6 Teacher Personality Traits That Make Classroom Management More Difficult
/A repost from an article by by MICHAEL LINSIN on JULY 2, 2011 If you’re struggling with classroom management and wondering why, one of the first areas to examine is the personality you bring with you to the classroom.
Many teachers become different people the minute their students walk through the door. Sometimes this is a good thing—if being around students makes you brighten like a Broadway singer or become as preternaturally calm as a mountain lake.
But for the vast number of teachers, the presence of a large and active group of students can, at least to some degree, bring about personality traits that are detrimental to classroom management success.
The good news is that with a simple two-minute routine you can condition yourself to eliminate those traits that work against you, and replace them with those that work in your favor.
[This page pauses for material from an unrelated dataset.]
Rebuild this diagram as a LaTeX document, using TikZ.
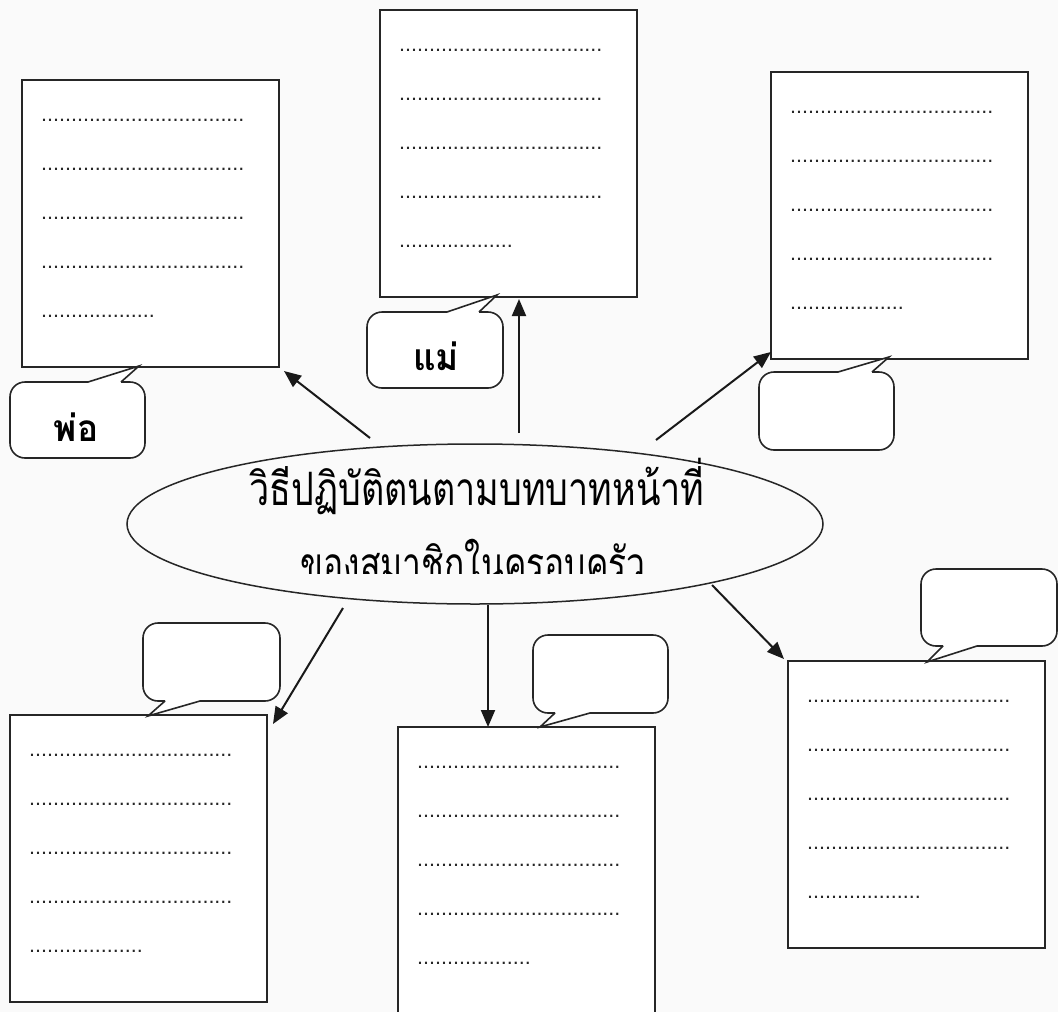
\documentclass[tikz,border=0pt]{standalone}
\usepackage{fontspec}
\setmainfont{Liberation Sans}
\newfontfamily\thaifont[Script=Thai]{Loma}
\usetikzlibrary{arrows.meta,shapes.geometric}
\newcommand\speechtop[8]{% L T R B A tipx tipy Bx
  \fill[white,rounded corners=15] (#1,#2) rectangle (#3,#4);
  \fill[white] (#5,#2) -- (#6,#7) -- (#8,#2) -- cycle;
  \draw[bubbleline,rounded corners=15] (#5,#2) -- (#1,#2) -- (#1,#4) -- (#3,#4) -- (#3,#2) -- (#8,#2);
  \draw[bubbleline] (#5,#2) -- (#6,#7) -- (#8,#2);}
\newcommand\speechbot[8]{% L T R B A tipx tipy Bx
  \fill[white,rounded corners=15] (#1,#2) rectangle (#3,#4);
  \fill[white] (#5,#4) -- (#6,#7) -- (#8,#4) -- cycle;
  \draw[bubbleline,rounded corners=15] (#5,#4) -- (#1,#4) -- (#1,#2) -- (#3,#2) -- (#3,#4) -- (#8,#4);
  \draw[bubbleline] (#5,#4) -- (#6,#7) -- (#8,#4);}
\begin{document}
\begin{tikzpicture}[x=1pt,y=-1pt,
  box/.style={draw=black!85, line width=1.8pt, fill=white, anchor=north west,
    minimum width=257pt, minimum height=287pt, inner sep=0pt, outer sep=0pt},
  dotline/.style={anchor=base west, inner sep=0pt, font=\fontsize{21.5}{26}\selectfont, text=black!85},
  bubbleline/.style={draw=black!85, line width=1.6pt, line join=miter},
  arr/.style={line width=2pt, draw=black!90, -{Triangle[length=17pt,width=14pt]}},
  big/.style={font=\thaifont\fontsize{46}{54}\selectfont, inner sep=0pt, anchor=base},
  lbl/.style={font=\thaifont\bfseries\fontsize{37}{44}\selectfont, inner sep=0pt, anchor=base}]
\fill[black!2] (0,0) rectangle (1058,1012);
\useasboundingbox (0,0) rectangle (1058,1012);
% boxes
\node[box] (b1) at (22,80) {};
\node[box] (b2) at (380,10) {};
\node[box] (b3) at (771,72) {};
\node[box] (b4) at (10,715) {};
\node[box] (b5) at (398,727) {};
\node[box] (b6) at (788,661) {};
\def\longdots{..................................}
\def\shortdots{...................}
\foreach \b/\x/\y in {b1/22/80, b2/380/10, b3/771/72, b4/10/715, b5/398/727, b6/788/661}{
  \foreach \i in {0,1,2,3}{
    \node[dotline] (\b d\i) at (\x+19,\y+41+49.2*\i) {\longdots};
  }
  \node[dotline] (\b d4) at (\x+19,\y+41+49.2*4) {\shortdots};
}
% bubbles
\speechtop{10}{382}{145}{458}{88}{139}{366}{121}
\node[lbl] (pa) at (76,441) {\scalebox{0.95}[1]{พ่อ}};
\speechtop{367}{312}{503}{388}{447}{497}{295}{479}
\node[lbl] (mae) at (436,370) {\scalebox{0.95}[1]{แม่}};
\speechtop{759}{372}{894}{450}{838}{889}{357}{872}
\speechbot{143}{623}{280}{701}{165}{148}{716}{200}
\speechbot{533}{635}{668}{713}{555}{540}{727}{590}
\speechbot{921}{569}{1057}{646}{943}{927}{662}{977}
% ellipse
\node[ellipse, draw=black!85, line width=1.5pt, minimum width=696pt, minimum height=160pt, inner sep=0pt] (c) at (475,524) {};
\node[big] (t1) at (477,505) {\scalebox{0.78}[1]{วิธีปฏิบัติตนตามบทบาทหน้าที่}};
\begin{scope}
  \clip (200,520) rectangle (750,573);
  \node[big] (t2) at (473,580) {\scalebox{0.73}[1]{ของสมาชิกในครอบครัว}};
\end{scope}
% arrows
\coordinate (a1s) at (370,438); \coordinate (a1e) at (284,371);
\coordinate (a2s) at (519,433); \coordinate (a2e) at (519,299);
\coordinate (a3s) at (656,440); \coordinate (a3e) at (771,352);
\coordinate (a4s) at (343,608); \coordinate (a4e) at (273,724);
\coordinate (a5s) at (488,605); \coordinate (a5e) at (488,727);
\coordinate (a6s) at (712,585); \coordinate (a6e) at (784,659);
\foreach \i in {1,...,6}{\draw[arr] (a\i s) -- (a\i e);}
\end{tikzpicture}
\end{document}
The following six teacher personality traits make classroom management more difficult. You’ll do well to leave them outside your classroom door.
1. Impatience
Impatient teachers talk fast, move fast, and tend to either look the other way in the face of misbehavior, or react emotionally to it. They rush through lessons, gloss over instructions, and out of necessity have lower expectations for students. This produces a restless, excitable classroom that is primed to cause trouble.
2. Quick To Anger
A single flash of anger can undo weeks of rapport building with your students. When you yell, scold, use sarcasm, or otherwise lose your cool, you distance yourself from your students and undermine their trust and respect of you. You become less approachable, less likeable, and less influential—all critical keys to creating a well-behaved classroom.
3. Pessimism
Teachers who are pessimistic in nature are unable to create the well-behaved classroom they desire. Negative thoughts, feelings, and attitudes about students—particularly difficult students—are impossible to hide. They reveal themselves through your words, body language, and tone of voice and make building relationships with them an impossibility.
4. Irritability
Irritability (grouchiness, moodiness) communicates to students that they can’t trust you or depend on you. It creates resentment, confusion, and instability. It also causes you to be inconsistent—both with your classroom management plan and in your interactions with students—leading to more frequent and more severe misbehavior.
5. Overly Sensitive
Teachers with thin skin—those who take misbehavior personally—inevitably, and often subconsciously, seek revenge against their students. They can’t help themselves. Out of their resentment and spite they make the kind of classroom management mistakes like yelling, scolding, and holding grudges that result in a spiraling of student behavior.
6. Easily Frustrated
Frequent sighs, rolling eyes, red-faced lectures. Outward signs of frustration can cause enveloping, knife-cutting tension in your classroom. When you allow students to get under your skin, it not only makes your classroom unnerving and unpleasant, but it causes students to challenge your authority and test you whenever they get the chance.